A triangular frame (410) is interconnected with the top (304) of the rear sidewall (103 a) in similar manner of interconnection using dowels (302 a, 302 b) on the wall panels (300) with holes (hidden from view) located on the base end surface (411) of triangular frame (410); as in the case with other sidewalls (101 a, 102 a, 103 a). This rear end triangular frame (410 c) or referred to as first triangular frame is also joined to the side ringbeams (204 a, 204 b) using bolts and nuts to form a top frame (106). At this juncture it is evident that this top frame (106) is isometric with the base frame (101). Another triangular frame (410 d) similar to the first triangular is joined to the other end of the side ringbeams (204 a, 204 b) at the front side of the garden building. These triangular frames (410 c, 410 d) have holes (412) predetermined at location on their inclined surfaces (411).

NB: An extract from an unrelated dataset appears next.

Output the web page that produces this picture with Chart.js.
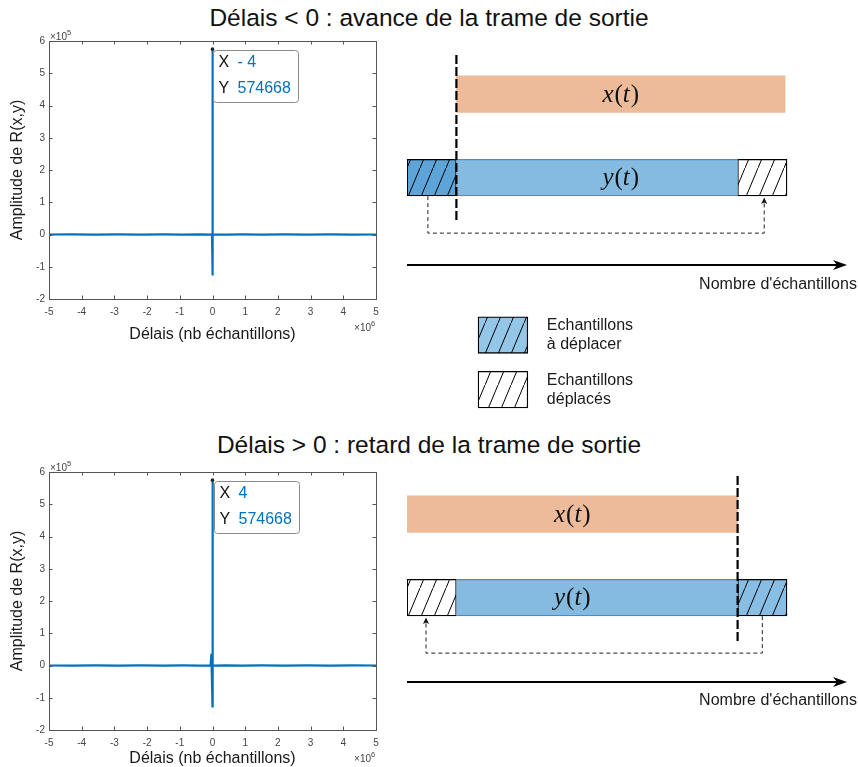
<!DOCTYPE html>
<html><head><meta charset="utf-8">
<script src="https://cdn.jsdelivr.net/npm/chart.js@4.4.1/dist/chart.umd.min.js"></script>
<style>
html,body{margin:0;padding:0;background:#fff}
body{width:858px;height:767px;position:relative;overflow:hidden;font-family:Arial,"Liberation Sans",sans-serif}
.title{position:absolute;left:0;width:858px;text-align:center;font-size:24.5px;color:#111;line-height:28px}
canvas{position:absolute}
</style></head>
<body>
<div class="title" style="top:4px">Délais &lt; 0 : avance de la trame de sortie</div>
<div class="title" style="top:431px">Délais &gt; 0 : retard de la trame de sortie</div>
<canvas id="c1" width="390" height="325" style="left:0;top:25px"></canvas>
<canvas id="c2" width="390" height="311" style="left:0;top:456px"></canvas>
<canvas id="d1" width="451" height="368" style="left:407px;top:44px"></canvas>
<canvas id="d2" width="451" height="248" style="left:407px;top:464px"></canvas>
<script>
// ---------- data: correlation plots ----------
const xTickValues = [-5e6,-4e6,-3e6,-2e6,-1e6,0,1e6,2e6,3e6,4e6,5e6];
const xTickLabels = ['-5','-4','-3','-2','-1','0','1','2','3','4','5'];
const yTickValues = [-2e5,-1e5,0,1e5,2e5,3e5,4e5,5e5,6e5];
const yTickLabels = ['-2','-1','0','1','2','3','4','5','6'];
const xTitle = 'Délais (nb échantillons)';
const yTitle = 'Amplitude de R(x,y)';

const lagsTop = [-5000000,-4300000,-3600000,-2900000,-2200000,-1500000,-900000,-400000,-15000,-8,-4,2,15000,400000,900000,1500000,2200000,2900000,3600000,4300000,5000000];
const ampTop  = [0,100,-150,200,-200,250,-250,300,-300,-127000,574668,-96000,300,-300,250,-250,200,-200,150,-100,0];

const lagsBot = [-5000000,-4300000,-3600000,-2900000,-2200000,-1500000,-900000,-400000,-60000,-30000,-26000,-8,4,10,15000,400000,900000,1500000,2200000,2900000,3600000,4300000,5000000];
const ampBot  = [0,-100,150,-200,200,-250,250,-300,300,37000,-6000,-127000,574668,-90000,-300,300,-250,250,-200,200,-150,100,0];

// ---------- data: schematic diagrams (in sample units) ----------
const diagTop = {
  xFrame:[13,99.5], yMoveSeg:[0,13], yMain:[13,87], yMovedSeg:[87,100],
  cut:13, loop:[5.5,94], legend:true
};
const diagBot = {
  xFrame:[0,87], yMovedSeg:[0,13], yMain:[13,87], yMoveSeg:[87,100],
  cut:87, loop:[93.5,5], legend:false
};
const legendItems = ['Echantillons\nà déplacer','Echantillons\ndéplacés'];
const axisLabel = "Nombre d'échantillons";

const BLUE = '#0072BD';
const FONT = 'Arial, "Liberation Sans", sans-serif';

// ---------- MATLAB-like axes plugin ----------
const matlabAxes = {
  id:'matlabAxes',
  afterDraw(chart){
    const {ctx, chartArea:a, scales:{x,y}} = chart;
    ctx.save();
    ctx.strokeStyle = '#555'; ctx.lineWidth = 1;
    ctx.strokeRect(Math.round(a.left)+0.5, Math.round(a.top)+0.5, Math.round(a.right-a.left), Math.round(a.bottom-a.top));
    ctx.beginPath();
    xTickValues.forEach(v=>{
      const p = Math.round(x.getPixelForValue(v))+0.5;
      ctx.moveTo(p,a.bottom); ctx.lineTo(p,a.bottom-3.5);
      ctx.moveTo(p,a.top); ctx.lineTo(p,a.top+3.5);
    });
    yTickValues.forEach(v=>{
      const p = Math.round(y.getPixelForValue(v))+0.5;
      ctx.moveTo(a.left,p); ctx.lineTo(a.left+3.5,p);
      ctx.moveTo(a.right,p); ctx.lineTo(a.right-3.5,p);
    });
    ctx.stroke();
    // exponent labels
    ctx.fillStyle = '#444';
    ctx.textBaseline = 'alphabetic';
    ctx.font = '10px '+FONT; ctx.textAlign='left';
    ctx.fillText('×10', a.left+1, a.top-1.5);
    let w = ctx.measureText('×10').width;
    ctx.font = '7.5px '+FONT; ctx.fillText('5', a.left+1+w, a.top-6.5);
    ctx.font = '10px '+FONT;
    const w2 = ctx.measureText('×10').width;
    ctx.fillText('×10', a.right-5-w2, a.bottom+32);
    ctx.font = '7.5px '+FONT; ctx.fillText('6', a.right-5, a.bottom+27);
    ctx.restore();
  },
  afterDatasetsDraw(chart){
    const {ctx, scales:{x,y}} = chart;
    const ds = chart.data.datasets[0].data;
    let k = 0; ds.forEach((d,i)=>{ if(d.y>ds[k].y) k=i; });
    const px = x.getPixelForValue(ds[k].x), py = y.getPixelForValue(ds[k].y);
    ctx.save();
    ctx.fillStyle = '#222';
    ctx.beginPath(); ctx.arc(px,py,1.8,0,Math.PI*2); ctx.fill();
    const bx = Math.round(px)+1.5, by = Math.round(py)+1.5, bw = 85, bh = 52, r = 3;
    ctx.beginPath();
    ctx.moveTo(bx+r,by); ctx.lineTo(bx+bw-r,by); ctx.quadraticCurveTo(bx+bw,by,bx+bw,by+r);
    ctx.lineTo(bx+bw,by+bh-r); ctx.quadraticCurveTo(bx+bw,by+bh,bx+bw-r,by+bh);
    ctx.lineTo(bx+r,by+bh); ctx.quadraticCurveTo(bx,by+bh,bx,by+bh-r);
    ctx.lineTo(bx,by+r); ctx.quadraticCurveTo(bx,by,bx+r,by); ctx.closePath();
    ctx.fillStyle='#fff'; ctx.fill(); ctx.strokeStyle='#8a8a8a'; ctx.lineWidth=1; ctx.stroke();
    ctx.font = '16px '+FONT; ctx.textBaseline='middle'; ctx.textAlign='left';
    const xv = ds[k].x, xs = (xv<0?'- ':'')+Math.abs(xv);
    ctx.fillStyle='#111'; ctx.fillText('X', bx+5, by+12); ctx.fillText('Y', bx+5, by+38);
    ctx.fillStyle=BLUE; ctx.fillText(xs, bx+24, by+12); ctx.fillText(String(ds[k].y), bx+24, by+38);
    ctx.restore();
  }
};

function corrChart(id, lags, amps, xScaleHeight, titlePadBottom){
  return new Chart(document.getElementById(id), {
    type:'line',
    data:{datasets:[{data:lags.map((l,i)=>({x:l,y:amps[i]})), borderColor:BLUE, borderWidth:2.2, pointRadius:0, tension:0, fill:false}]},
    options:{
      responsive:false, animation:false, events:[],
      layout:{padding:{top:16,right:14,left:0,bottom:0}},
      plugins:{legend:{display:false}, tooltip:{enabled:false}},
      scales:{
        x:{type:'linear', min:-5e6, max:5e6,
           afterBuildTicks:s=>{s.ticks = xTickValues.map(v=>({value:v}));},
           ticks:{callback:v=>xTickLabels[xTickValues.indexOf(v)], font:{size:10,family:FONT}, color:'#444', padding:7, maxRotation:0, autoSkip:false},
           grid:{display:false, drawTicks:false}, border:{display:false},
           title:{display:true, text:xTitle, font:{size:16,family:FONT}, color:'#1a1a1a', padding:{top:0,bottom:titlePadBottom}},
           afterFit:s=>{s.height=xScaleHeight;}},
        y:{type:'linear', min:-2e5, max:6e5,
           afterBuildTicks:s=>{s.ticks = yTickValues.map(v=>({value:v}));},
           ticks:{callback:v=>yTickLabels[yTickValues.indexOf(v)], font:{size:10,family:FONT}, color:'#444', padding:4, autoSkip:false},
           grid:{display:false, drawTicks:false}, border:{display:false},
           title:{display:true, text:yTitle, font:{size:16,family:FONT}, color:'#1a1a1a', padding:{top:7.5,bottom:0}},
           afterFit:s=>{s.width=49;}}
      }
    },
    plugins:[matlabAxes]
  });
}
corrChart('c1', lagsTop, ampTop, 51, 5.5);
corrChart('c2', lagsBot, ampBot, 37, -1.5);

// ---------- schematic diagrams ----------
function hatch(canvasId, bg){
  const c = document.createElement('canvas'); c.width = 13; c.height = 31;
  const g = c.getContext('2d');
  if(bg){ g.fillStyle = bg; g.fillRect(0,0,13,31); }
  g.strokeStyle = '#000'; g.lineWidth = 1;
  g.beginPath(); g.moveTo(-1, 31+2.4); g.lineTo(14, -2.4); g.stroke();
  return document.getElementById(canvasId).getContext('2d').createPattern(c,'repeat');
}

const SERIF = '"Liberation Serif", "DejaVu Serif", serif';
const diagramPlugin = {
  id:'diagram',
  afterDatasetsDraw(chart, args, o){
    const {ctx, scales:{x,y}} = chart;
    const X = v=>x.getPixelForValue(v), Y = v=>y.getPixelForValue(v);
    ctx.save();
    // cut line
    ctx.strokeStyle='#000'; ctx.lineWidth=2.2; ctx.setLineDash([9,3]);
    ctx.beginPath(); ctx.moveTo(X(o.cut), Y(o.cutSpan[0])); ctx.lineTo(X(o.cut), Y(o.cutSpan[1])); ctx.stroke();
    // loop connector
    const barBottom = Y(2)+18.5;
    ctx.lineWidth=1; ctx.setLineDash([4,3]); ctx.strokeStyle='#222';
    ctx.beginPath();
    ctx.moveTo(X(o.loop[0]), barBottom); ctx.lineTo(X(o.loop[0]), Y(o.loopY));
    ctx.lineTo(X(o.loop[1]), Y(o.loopY)); ctx.lineTo(X(o.loop[1]), barBottom+6);
    ctx.stroke(); ctx.setLineDash([]);
    ctx.fillStyle='#111';
    const ax = X(o.loop[1]);
    ctx.beginPath(); ctx.moveTo(ax, barBottom+1.5); ctx.lineTo(ax-3, barBottom+8); ctx.lineTo(ax, barBottom+6.5); ctx.lineTo(ax+3, barBottom+8); ctx.closePath(); ctx.fill();
    // sample axis
    const ay = Y(o.axisY), tx = X(o.axisEnd);
    ctx.strokeStyle='#000'; ctx.lineWidth=2;
    ctx.beginPath(); ctx.moveTo(X(0), ay); ctx.lineTo(tx-8, ay); ctx.stroke();
    ctx.fillStyle='#000';
    ctx.beginPath(); ctx.moveTo(tx, ay); ctx.lineTo(tx-14, ay-5); ctx.lineTo(tx-10, ay); ctx.lineTo(tx-14, ay+5); ctx.closePath(); ctx.fill();
    ctx.font='16px '+FONT; ctx.fillStyle='#1a1a1a'; ctx.textAlign='right'; ctx.textBaseline='middle';
    ctx.fillText(axisLabel, X(o.axisLabelX), Y(o.axisLabelY));
    // math labels x(t), y(t)
    const cx = X((o.xFrame[0]+o.xFrame[1])/2);
    [['x',1],['y',2]].forEach(([v,row])=>{
      const parts=[[v,'italic'],['(','normal'],['t','italic'],[')','normal']];
      let tot=0; const ws=parts.map(p=>{ctx.font=(p[1]==='italic'?'italic ':'')+'25px '+SERIF; const w=ctx.measureText(p[0]).width+(p[0]==='t'?1:0)+(p[0]===v?1:0); tot+=w; return w;});
      let sx = cx - tot/2;
      ctx.fillStyle='#111'; ctx.textAlign='left'; ctx.textBaseline='middle';
      parts.forEach((p,i)=>{ctx.font=(p[1]==='italic'?'italic ':'')+'25px '+SERIF; ctx.fillText(p[0], sx, Y(row)+1); sx+=ws[i];});
    });
    // legend texts
    if(o.legendRows){
      ctx.font='16px '+FONT; ctx.fillStyle='#1a1a1a'; ctx.textAlign='left'; ctx.textBaseline='middle';
      o.legendRows.forEach((r,i)=>{
        const lines = legendItems[i].split('\n');
        ctx.fillText(lines[0], X(o.legendTextX), Y(r)-9.5);
        ctx.fillText(lines[1], X(o.legendTextX), Y(r)+9.5);
      });
    }
    ctx.restore();
  }
};

function seg(range,row){ return [{x:range, y:row}]; }

function diagram(id, d, yMax, extra, moveColor){
  const datasets = [
    {data:seg(d.xFrame,1), backgroundColor:'#EDBB99', borderWidth:0},
    {data:seg(d.yMain,2), backgroundColor:'#85BBE1', borderColor:'#3D8FD1', borderWidth:{top:1.3,bottom:1.3,left:0,right:0}},
    {data:seg(d.yMoveSeg,2), backgroundColor:hatch(id, moveColor), borderColor:'#000', borderWidth:1.3},
    {data:seg(d.yMovedSeg,2), backgroundColor:hatch(id, '#fff'), borderColor:'#000', borderWidth:1.3}
  ];
  if(d.legend){
    datasets.push({data:seg(extra.legendBox,extra.legendRows[0]), backgroundColor:hatch(id,'#94C6E8'), borderColor:'#000', borderWidth:1.3});
    datasets.push({data:seg(extra.legendBox,extra.legendRows[1]), backgroundColor:hatch(id,'#fff'), borderColor:'#000', borderWidth:1.3});
  }
  return new Chart(document.getElementById(id), {
    type:'bar',
    data:{datasets},
    options:{
      indexAxis:'y', responsive:false, animation:false, events:[],
      layout:{padding:0},
      datasets:{bar:{grouped:false, barThickness:36.5, borderSkipped:false}},
      plugins:{legend:{display:false}, tooltip:{enabled:false},
        diagram:Object.assign({cut:d.cut, loop:d.loop, xFrame:d.xFrame}, extra)},
      scales:{
        x:{type:'linear', min:0, max:451/3.8, display:false},
        y:{type:'linear', min:0.4, max:yMax, reverse:true, offset:false, display:false}
      }
    },
    plugins:[diagramPlugin]
  });
}

diagram('d1', diagTop, 0.4+368/83.5, {
  cutSpan:[0.533,2.545], loopY:2.665, axisY:3.048, axisEnd:115.8, axisLabelX:118.4, axisLabelY:3.287,
  legendRows:[3.886,4.539], legendBox:[18.7,31.8], legendTextX:36.8
}, '#5DA4D8');
diagram('d2', diagBot, 0.4+248/83.5, {
  cutSpan:[0.545,2.545], loopY:2.665, axisY:3.01, axisEnd:115.8, axisLabelX:118.4, axisLabelY:3.23
}, '#88BEE3');
</script>
</body></html>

By now roof pieces (400), which are roof sheets (401) mounted on a frame can be supported on the triangular frames (410) by similar means of interconnections that uses dowel and hole sockets as described above. The roof pieces (400) has dowels (402) at predetermined locations to be inserted into the holes (412) on the inclined surface (411) of the triangular frames (410). After the installations of roof pieces (400) there ridge capping (420) put over two peaks of the triangular frames (410) to complete the assembly.
Lastly, the door panels (310) are removable panels placed on the opening of the front side (104) of the garden building (100) to cover it. Seams in between one wall panel with other wall panels (300) and with the ringbeams (200) are sealed with weather seals to prevent water leakage.
It is to be understood that the present invention may be embodied in other specific forms and is not limited to the sole embodiment described above. However modification and equivalents of the disclosed concepts such as those which readily occur to one skilled in the art are intended to be included within the scope of the claims which are appended thereto.